Courtois, Grégoire, les Agents. Roman, Montréal, Le Quartanier, coll. «Parallèle», 01, 2019, 292 p.

Courtois, Grégoire, les Lois du ciel, Montréal, Le Quartanier, «série QR», 99, 2016, 195 p.

Le zeugme du dimanche matin et de Mauricio Segura

Mauricio Segura, Viral, 2020, couverture

«Âgé d’environ soixante-dix ans, il portait une moustache mal taillée poivre et sel, un kufi de laine blanc, une djellaba beige brodée de lignes marron et le fardeau des responsabilités qui le clouait depuis des décennies à son commerce.»

Mauricio Segura, Vira. Roman, Montréal, Boréal, 2020, 294 p., p. 282.

 

(Une définition du zeugme ? Par .)

Point(s) de vue

Deux couvertures de Jean Echenoz

On le sait : tout, dans la vie, est affaire de point de vue. (On trouvera une démonstration de cette vérité universelle ici même, le 7 octobre 2013, s’agissant d’une activité sexuelle doublement consentie.)

Autre exemple celui-là, chez Jean Echenoz.

L’Oreille tendue a déjà cité ce passage de Je m’en vais (1999) :

Vous allez sur Toulouse ? lui demande Baumgartner.

La jeune femme ne répond pas tout de suite, son visage n’est pas bien distinct dans la pénombre. Puis elle articule d’une voix monocorde et récitative, un peu mécanique et vaguement inquiétante, qu’elle ne va pas sur Toulouse mais à Toulouse, qu’il est regrettable et curieux que l’on confonde ces prépositions de plus en plus souvent, que rien ne justifie cela qui s’inscrit en tout cas dans un mouvement général de maltraitance de la langue contre lequel on ne peut que s’insurger, qu’elle en tout cas s’insurge vivement contre, puis elle tourne ses cheveux trempés sur le repose-tête du siège et s’endort aussitôt. Elle a l’air complètement cinglée (p. 194).
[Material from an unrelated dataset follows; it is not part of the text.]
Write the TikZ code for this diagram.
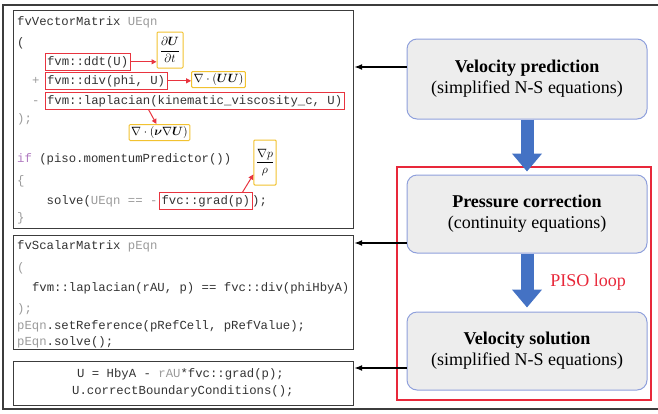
\documentclass[tikz,border=0pt]{standalone}
\usepackage{amsmath}
\usepackage{fontspec}
\setmainfont{Liberation Serif}
\setmonofont{Liberation Mono}
\usepackage{tikz}
\usetikzlibrary{arrows.meta,positioning}
\definecolor{codeGray}{HTML}{333333}
\definecolor{lightGray}{HTML}{9A9A9A}
\definecolor{keyPurple}{HTML}{B07AC0}
\definecolor{frameGray}{HTML}{3C3C3C}
\definecolor{markRed}{HTML}{E8343F}
\definecolor{mathYellow}{HTML}{F2C230}
\definecolor{flowBlue}{HTML}{4472C4}
\definecolor{boxFill}{HTML}{EDEDED}
\definecolor{boxEdge}{HTML}{8FA0DC}
\definecolor{loopRed}{HTML}{E8283A}
\newcommand{\codefont}{\fontsize{12.3}{14}\selectfont\ttfamily}

\begin{document}
\begin{tikzpicture}[x=1pt,y=-1pt,
  code/.style={font=\codefont,text=codeGray,inner sep=0pt,anchor=base west},
  faint/.style={code,text=lightGray},
  hlbox/.style={draw=markRed,line width=1pt,font=\codefont,text=codeGray,inner xsep=2pt,inner ysep=2.5pt,anchor=base west},
  mathbox/.style={draw=mathYellow,line width=1pt,rounded corners=1pt,fill=white,inner sep=2pt,font=\fontsize{13}{15}\selectfont},
  hlarrow/.style={markRed,line width=1pt,-{Triangle[width=5pt,length=5pt]}},
  codebox/.style={draw=frameGray,line width=1.2pt,anchor=north west,minimum width=340pt},
  stagebox/.style={draw=boxEdge,fill=boxFill,rounded corners=10pt,line width=1pt,minimum width=240pt,align=center,font=\fontsize{18}{21}\selectfont},
  flowarrow/.style={flowBlue,line width=13pt,-{Triangle[width=29pt,length=18pt]}},
  linkarrow/.style={black,line width=1.5pt,-{Latex[length=8pt,width=6pt]}}]
\useasboundingbox (0,0) rectangle (658,413);
\draw[frameGray,line width=1.5pt] (660,5) -- (3,5) -- (3,409) -- (660,409);

% code boxes
\node[codebox,minimum height=218pt] (ueqnbox) at (13,10) {};
\node[codebox,minimum height=114pt] (peqnbox) at (13,235) {};
\node[codebox,minimum height=44pt] (ubox) at (13,361) {};

% momentum equation
\node[code] (l1) at (17,25) {fvVectorMatrix \textcolor{lightGray}{UEqn}};
\node[code] (l2) at (17,46) {(};
\node[hlbox] (ddt) at (44.5,65) {fvm::ddt(U)};
\node[faint] (plus) at (31.8,84) {+};
\node[hlbox] (div) at (44.5,84) {fvm::div(phi, U)};
\node[faint] (minus) at (31.8,104) {-};
\node[hlbox] (lap) at (44.5,104) {fvm::laplacian(kinematic\_viscosity\_c, U)};
\node[faint] (l6) at (17,122) {);};
\node[code] (l7) at (17,162) {\textcolor{keyPurple}{if} (piso.momentumPredictor())};
\node[faint] (l8) at (17,184) {\{};
\node[code] (l9) at (46.5,204) {solve(\textcolor{lightGray}{UEqn == -}};
\node[hlbox] (grad) at (159,204) {fvc::grad(p)};
\node[code] (l9b) at (252,204) {);};
\node[faint] (l10) at (17,221) {\}};

\node[mathbox,minimum width=26pt,minimum height=36pt] (dUdt) at (170,50) {$\dfrac{\partial\boldsymbol{U}}{\partial t}$};
\node[mathbox] (divm) at (218.5,79.5) {$\nabla\cdot(\boldsymbol{U}\boldsymbol{U})$};
\node[mathbox] (lapm) at (159.5,132.5) {$\nabla\cdot(\boldsymbol{\nu}\nabla\boldsymbol{U})$};
\node[mathbox,minimum height=45pt] (gradm) at (265,162.5) {$\dfrac{\nabla p}{\rho}$};

\draw[hlarrow] (ddt.east) -- (ddt.east -| dUdt.west);
\draw[hlarrow] (div.east) -- (div.east -| divm.west);
\draw[hlarrow] ([xshift=104pt]lap.south west) -- ([xshift=-3pt]lapm.north);
\draw[hlarrow] ([xshift=-10pt]grad.north east) -- ([yshift=-12pt]gradm.west);

% pressure equation
\node[code] (p1) at (17,249) {fvScalarMatrix \textcolor{lightGray}{pEqn}};
\node[faint] (p2) at (17,271) {(};
\node[code] (p3) at (31.8,291) {fvm::laplacian(rAU, p) == fvc::div(phiHbyA)};
\node[faint] (p4) at (17,312) {);};
\node[code] (p5) at (17,329) {\textcolor{lightGray}{pEqn}.setReference(pRefCell, pRefValue);};
\node[code] (p6) at (17,345) {\textcolor{lightGray}{pEqn}.solve();};

% velocity correction
\node[code] (u1) at (77,377) {U = HbyA - \textcolor{lightGray}{rAU}*fvc::grad(p);};
\node[code] (u2) at (72,394) {U.correctBoundaryConditions();};

% algorithm steps
\node[stagebox,minimum height=80pt] (vpred) at (527,79) {\textbf{Velocity prediction}\\(simplified N-S equations)};
\node[stagebox,minimum height=78pt] (pcorr) at (527,214) {\textbf{Pressure correction}\\(continuity equations)};
\node[stagebox,minimum height=78pt] (vsol) at (527,351) {\textbf{Velocity solution}\\(simplified N-S equations)};
\draw[loopRed,line width=1.2pt] (397,167) rectangle (651,400);
\node[text=loopRed,font=\fontsize{18}{20}\selectfont] (piso) at (588,282) {PISO loop};
\draw[flowarrow] (vpred.south) -- ([yshift=3pt]pcorr.north);
\draw[flowarrow] (pcorr.south) -- ([yshift=4pt]vsol.north);

\coordinate (vpredOut) at ([yshift=12pt]vpred.west);
\coordinate (pcorrOut) at ([yshift=-29pt]pcorr.west);
\coordinate (vsolOut) at ([yshift=-17pt]vsol.west);
\draw[linkarrow] (vpredOut) -- (vpredOut -| ueqnbox.east);
\draw[linkarrow] (pcorrOut) -- (pcorrOut -| peqnbox.east);
\draw[linkarrow] (vsolOut) -- (vsolOut -| ubox.east);
\end{tikzpicture}
\end{document}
Le lecteur est alors appelé à voir la scène avec les yeux de Baumgartner (qui est peut-être Louis-Philippe, mais c’est une autre histoire). Deux ans plus tôt, dans Un an (vous suivez ?), ce n’est pas tout à fait la même chose :

Vous allez vers Toulouse ? fit une voix d’homme. Victoire acquiesça sans se tourner vers lui. Elle était hagarde et ruisselante et semblait sauvage et mutique et peut-être mentalement absente. […] Elle s’endormit sur son siège avant que ses cheveux soient secs (p. 70).

Sur ou vers ? La question est d’importance.

 

Références

Jean Echenoz, Je m’en vais. Roman, Paris, Éditions de Minuit, 1999, 252 p.

Echenoz, Jean, Un an. Roman, Paris, Éditions de Minuit, 1997, 110 p.

L’oreille tendue de… Mauricio Segura

Mauricio Segura, Viral, 2020, couverture

«Elle conduisit en tendant une oreille distraite au babillage de Samantha qui, comme à son habitude, lui faisait un compte rendu détaillé de sa journée, en n’omettant aucun jeu auquel elle avait participé, aucune collation qu’elle avait prise, aucune consigne de l’éducatrice, aucun commentaire de ses amies.»

Mauricio Segura, Viral. Roman, Montréal, Boréal, 2020, 294 p., p. 77.